_GIVEN TASK_.
Starting at the line that contains "Convert this diagram to TikZ code." and stopping at the line that contains "minimum height=40pt] (aa)", return those lines exactly and nothing else. Both end lines count; pictures do not.

[start]

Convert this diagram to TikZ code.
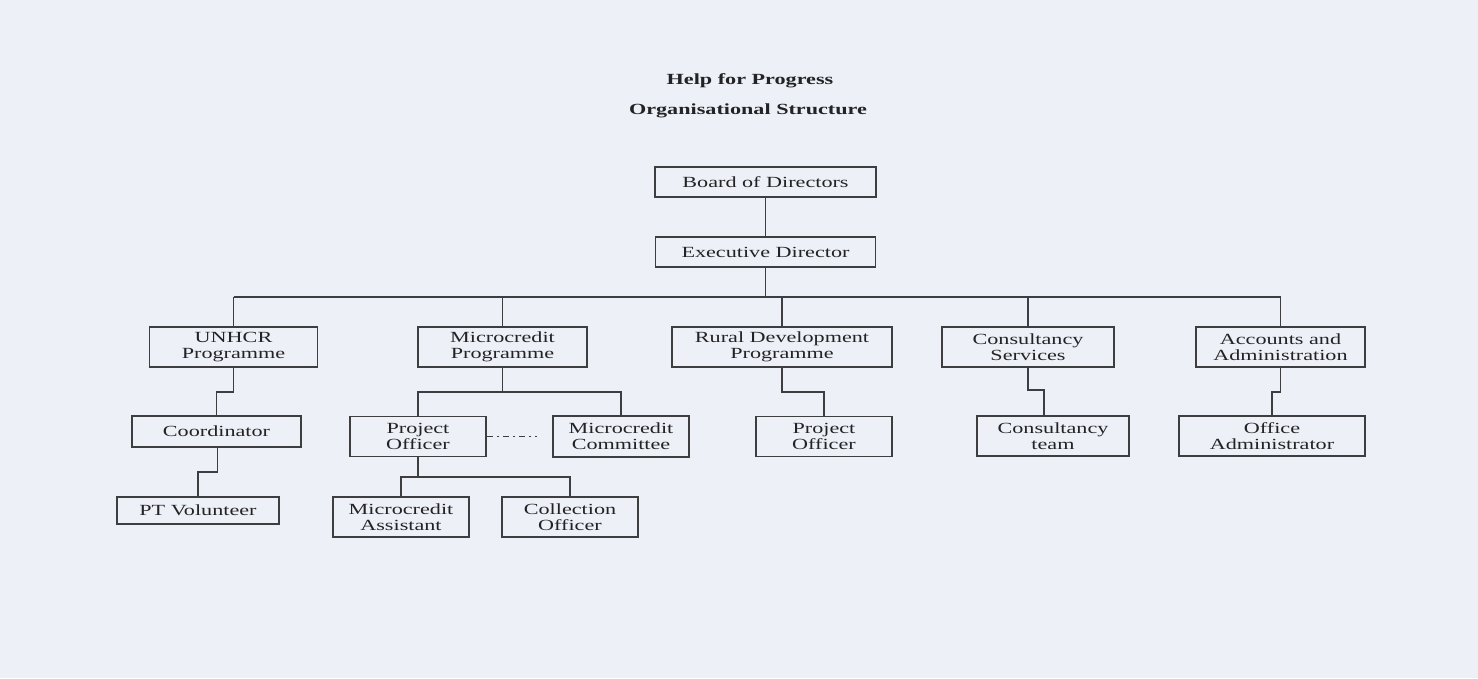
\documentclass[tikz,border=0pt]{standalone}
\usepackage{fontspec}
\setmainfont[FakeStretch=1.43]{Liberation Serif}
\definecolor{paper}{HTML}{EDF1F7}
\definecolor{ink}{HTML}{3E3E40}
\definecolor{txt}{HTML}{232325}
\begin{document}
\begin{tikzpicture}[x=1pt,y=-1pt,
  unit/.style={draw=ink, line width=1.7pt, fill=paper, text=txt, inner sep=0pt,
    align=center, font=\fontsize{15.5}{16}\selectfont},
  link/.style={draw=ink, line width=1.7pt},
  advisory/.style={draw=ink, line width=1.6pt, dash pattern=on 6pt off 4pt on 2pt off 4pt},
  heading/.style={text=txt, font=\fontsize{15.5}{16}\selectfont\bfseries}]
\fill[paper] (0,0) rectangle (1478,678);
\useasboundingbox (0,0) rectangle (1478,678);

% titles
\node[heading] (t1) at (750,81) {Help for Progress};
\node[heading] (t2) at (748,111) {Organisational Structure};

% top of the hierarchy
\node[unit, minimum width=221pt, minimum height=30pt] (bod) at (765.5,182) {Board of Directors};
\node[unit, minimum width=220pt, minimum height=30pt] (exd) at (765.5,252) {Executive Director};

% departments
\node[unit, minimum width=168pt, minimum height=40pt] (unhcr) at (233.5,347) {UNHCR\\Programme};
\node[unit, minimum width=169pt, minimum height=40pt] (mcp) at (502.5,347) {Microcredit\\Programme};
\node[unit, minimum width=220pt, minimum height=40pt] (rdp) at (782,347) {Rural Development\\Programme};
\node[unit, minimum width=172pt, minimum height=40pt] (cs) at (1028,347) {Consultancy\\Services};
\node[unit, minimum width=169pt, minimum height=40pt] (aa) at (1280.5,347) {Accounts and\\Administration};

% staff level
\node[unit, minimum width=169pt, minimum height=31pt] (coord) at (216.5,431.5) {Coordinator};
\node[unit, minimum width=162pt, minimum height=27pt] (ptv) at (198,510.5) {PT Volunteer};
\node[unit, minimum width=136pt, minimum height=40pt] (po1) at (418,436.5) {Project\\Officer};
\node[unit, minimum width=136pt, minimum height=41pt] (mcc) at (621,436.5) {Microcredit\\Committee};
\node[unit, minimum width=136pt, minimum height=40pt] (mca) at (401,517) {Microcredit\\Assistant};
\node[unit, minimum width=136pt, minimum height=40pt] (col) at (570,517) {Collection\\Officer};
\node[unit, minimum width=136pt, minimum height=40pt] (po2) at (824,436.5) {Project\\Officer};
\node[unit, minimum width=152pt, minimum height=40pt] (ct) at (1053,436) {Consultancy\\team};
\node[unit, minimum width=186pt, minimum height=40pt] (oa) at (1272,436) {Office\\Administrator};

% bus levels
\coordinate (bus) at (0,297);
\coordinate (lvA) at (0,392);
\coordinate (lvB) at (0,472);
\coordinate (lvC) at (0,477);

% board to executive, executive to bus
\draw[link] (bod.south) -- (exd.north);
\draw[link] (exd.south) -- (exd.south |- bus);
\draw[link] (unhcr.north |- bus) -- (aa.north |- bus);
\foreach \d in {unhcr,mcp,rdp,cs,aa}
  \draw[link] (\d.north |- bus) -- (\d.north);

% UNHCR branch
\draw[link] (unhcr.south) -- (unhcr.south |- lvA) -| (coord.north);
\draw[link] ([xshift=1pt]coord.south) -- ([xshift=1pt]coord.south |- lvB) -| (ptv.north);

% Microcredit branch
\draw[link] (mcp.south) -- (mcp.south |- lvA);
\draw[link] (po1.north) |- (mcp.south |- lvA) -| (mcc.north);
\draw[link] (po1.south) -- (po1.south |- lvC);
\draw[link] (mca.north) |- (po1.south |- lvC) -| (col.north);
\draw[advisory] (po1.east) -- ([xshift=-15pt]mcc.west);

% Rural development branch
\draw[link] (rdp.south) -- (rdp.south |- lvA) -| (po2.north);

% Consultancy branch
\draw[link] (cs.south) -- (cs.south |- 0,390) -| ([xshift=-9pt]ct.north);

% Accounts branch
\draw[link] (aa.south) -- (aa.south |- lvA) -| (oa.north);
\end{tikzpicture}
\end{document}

[end]
[start]

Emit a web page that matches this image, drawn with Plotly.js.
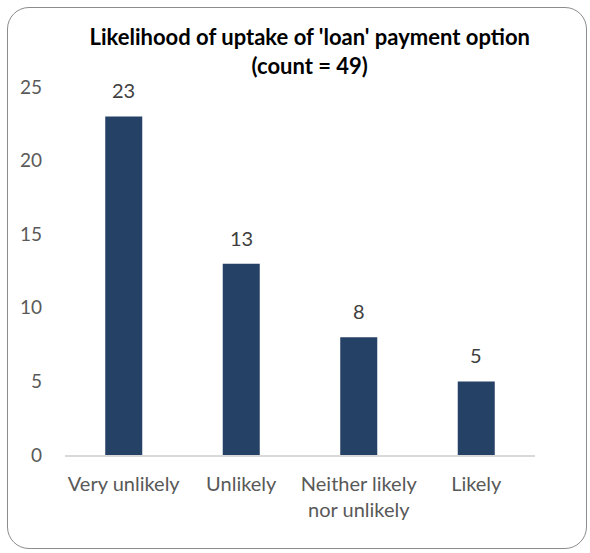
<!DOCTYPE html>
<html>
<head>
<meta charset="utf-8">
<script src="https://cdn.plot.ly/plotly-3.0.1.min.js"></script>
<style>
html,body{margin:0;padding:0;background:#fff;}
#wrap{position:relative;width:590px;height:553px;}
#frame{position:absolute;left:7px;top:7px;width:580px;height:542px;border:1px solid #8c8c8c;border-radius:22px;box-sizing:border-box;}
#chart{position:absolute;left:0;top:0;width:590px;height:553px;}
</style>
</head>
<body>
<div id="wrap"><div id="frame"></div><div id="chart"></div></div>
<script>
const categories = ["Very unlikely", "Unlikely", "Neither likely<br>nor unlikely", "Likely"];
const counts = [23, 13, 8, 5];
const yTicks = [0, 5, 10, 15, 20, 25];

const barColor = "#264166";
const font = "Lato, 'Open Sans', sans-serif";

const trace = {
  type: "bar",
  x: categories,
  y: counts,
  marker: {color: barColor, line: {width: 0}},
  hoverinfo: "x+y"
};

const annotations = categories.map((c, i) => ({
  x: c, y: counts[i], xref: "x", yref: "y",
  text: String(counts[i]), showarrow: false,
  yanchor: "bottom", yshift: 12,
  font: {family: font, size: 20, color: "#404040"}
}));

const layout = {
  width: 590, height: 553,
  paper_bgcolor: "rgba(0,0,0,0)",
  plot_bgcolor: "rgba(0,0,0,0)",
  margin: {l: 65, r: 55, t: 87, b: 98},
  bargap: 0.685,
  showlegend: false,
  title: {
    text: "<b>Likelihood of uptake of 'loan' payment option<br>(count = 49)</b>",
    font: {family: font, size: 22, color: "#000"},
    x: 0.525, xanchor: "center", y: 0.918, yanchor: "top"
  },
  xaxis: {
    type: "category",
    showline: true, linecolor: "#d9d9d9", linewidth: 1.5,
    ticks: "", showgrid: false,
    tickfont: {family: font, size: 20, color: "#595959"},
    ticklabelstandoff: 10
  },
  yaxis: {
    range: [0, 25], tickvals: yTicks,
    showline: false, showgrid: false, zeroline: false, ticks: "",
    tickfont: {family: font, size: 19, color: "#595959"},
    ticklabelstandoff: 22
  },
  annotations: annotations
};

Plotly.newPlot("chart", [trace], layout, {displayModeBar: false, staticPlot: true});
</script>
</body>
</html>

[end]

_SOLUTION TO THIS TASK_.
Convert this diagram to TikZ code.
\documentclass[tikz,border=0pt]{standalone}
\usepackage{fontspec}
\setmainfont[FakeStretch=1.43]{Liberation Serif}
\definecolor{paper}{HTML}{EDF1F7}
\definecolor{ink}{HTML}{3E3E40}
\definecolor{txt}{HTML}{232325}
\begin{document}
\begin{tikzpicture}[x=1pt,y=-1pt,
  unit/.style={draw=ink, line width=1.7pt, fill=paper, text=txt, inner sep=0pt,
    align=center, font=\fontsize{15.5}{16}\selectfont},
  link/.style={draw=ink, line width=1.7pt},
  advisory/.style={draw=ink, line width=1.6pt, dash pattern=on 6pt off 4pt on 2pt off 4pt},
  heading/.style={text=txt, font=\fontsize{15.5}{16}\selectfont\bfseries}]
\fill[paper] (0,0) rectangle (1478,678);
\useasboundingbox (0,0) rectangle (1478,678);

% titles
\node[heading] (t1) at (750,81) {Help for Progress};
\node[heading] (t2) at (748,111) {Organisational Structure};

% top of the hierarchy
\node[unit, minimum width=221pt, minimum height=30pt] (bod) at (765.5,182) {Board of Directors};
\node[unit, minimum width=220pt, minimum height=30pt] (exd) at (765.5,252) {Executive Director};

% departments
\node[unit, minimum width=168pt, minimum height=40pt] (unhcr) at (233.5,347) {UNHCR\\Programme};
\node[unit, minimum width=169pt, minimum height=40pt] (mcp) at (502.5,347) {Microcredit\\Programme};
\node[unit, minimum width=220pt, minimum height=40pt] (rdp) at (782,347) {Rural Development\\Programme};
\node[unit, minimum width=172pt, minimum height=40pt] (cs) at (1028,347) {Consultancy\\Services};
\node[unit, minimum width=169pt, minimum height=40pt] (aa) at (1280.5,347) {Accounts and\\Administration};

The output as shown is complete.